Returns: true if c >= 0 && c <= 127

Notes about isascii()

POSIX defines extern "C" int isascii(int c) in the global namespace. As of POSIX.1-2008, isascii has been marked obsolete because they claim that it "cannot be used portably in a localized application." [Austin_317]. This function doesn't make sense if the current locale is not ASCII-compatible. On the other hand, our version std::ascii::isascii() is well defined because it assumes the input character is ASCII-compatible.

bool return type

We have decided to return bool instead of returning int as is done by the <cctype> functions.

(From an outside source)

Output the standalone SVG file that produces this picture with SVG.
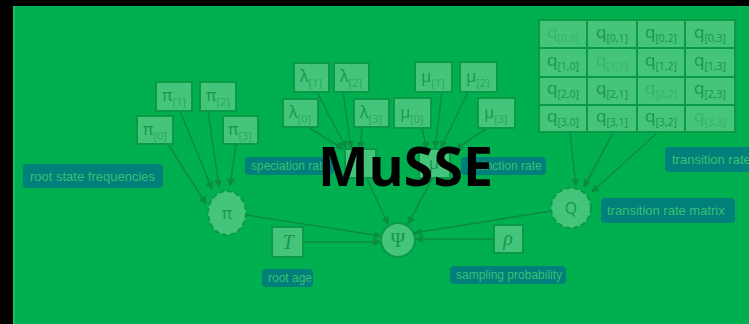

Returning bool is more natural and also makes these functions easier to use in generic code (i.e. templates, overloading, predicate functors, generic algorithms, etc..).

ASCII Case Conversion

constexpr char std::ascii::tolower(char c) noexcept;
constexpr wchar_t std::ascii::tolower(wchar_t c) noexcept;
constexpr char16_t std::ascii::tolower(char16_t c) noexcept;
constexpr char32_t std::ascii::tolower(char32_t c) noexcept;

Returns: std::ascii::isupper(c) ? c - 32 : c

constexpr char std::ascii::toupper(char c) noexcept;
constexpr wchar_t std::ascii::toupper(wchar_t c) noexcept;
constexpr char16_t std::ascii::toupper(char16_t c) noexcept;
constexpr char32_t std::ascii::toupper(char32_t c) noexcept;

Returns: std::ascii::islower(c) ? c + 32 : c

ASCII digit char-to-int conversion (new)

Shared Pre-Conditions: The result is unspecified unless std::ascii::isdigit(c) == true

constexpr int std::ascii::todigit(char c) noexcept;
constexpr int std::ascii::todigit(wchar_t c) noexcept;
constexpr int std::ascii::todigit(char16_t c) noexcept;
constexpr int std::ascii::todigit(char32_t c) noexcept;

Returns: std::ascii::isdigit(c) ? c - 48 : /* unspecified */

constexpr int std::ascii::todigit(char c, int m) noexcept;
constexpr int std::ascii::todigit(wchar_t c, int m) noexcept;
constexpr int std::ascii::todigit(char16_t c, int m) noexcept;
constexpr int std::ascii::todigit(char32_t c, int m) noexcept;

Returns: std::ascii::todigit(c) * m

ASCII hex digit char-to-int conversion (new)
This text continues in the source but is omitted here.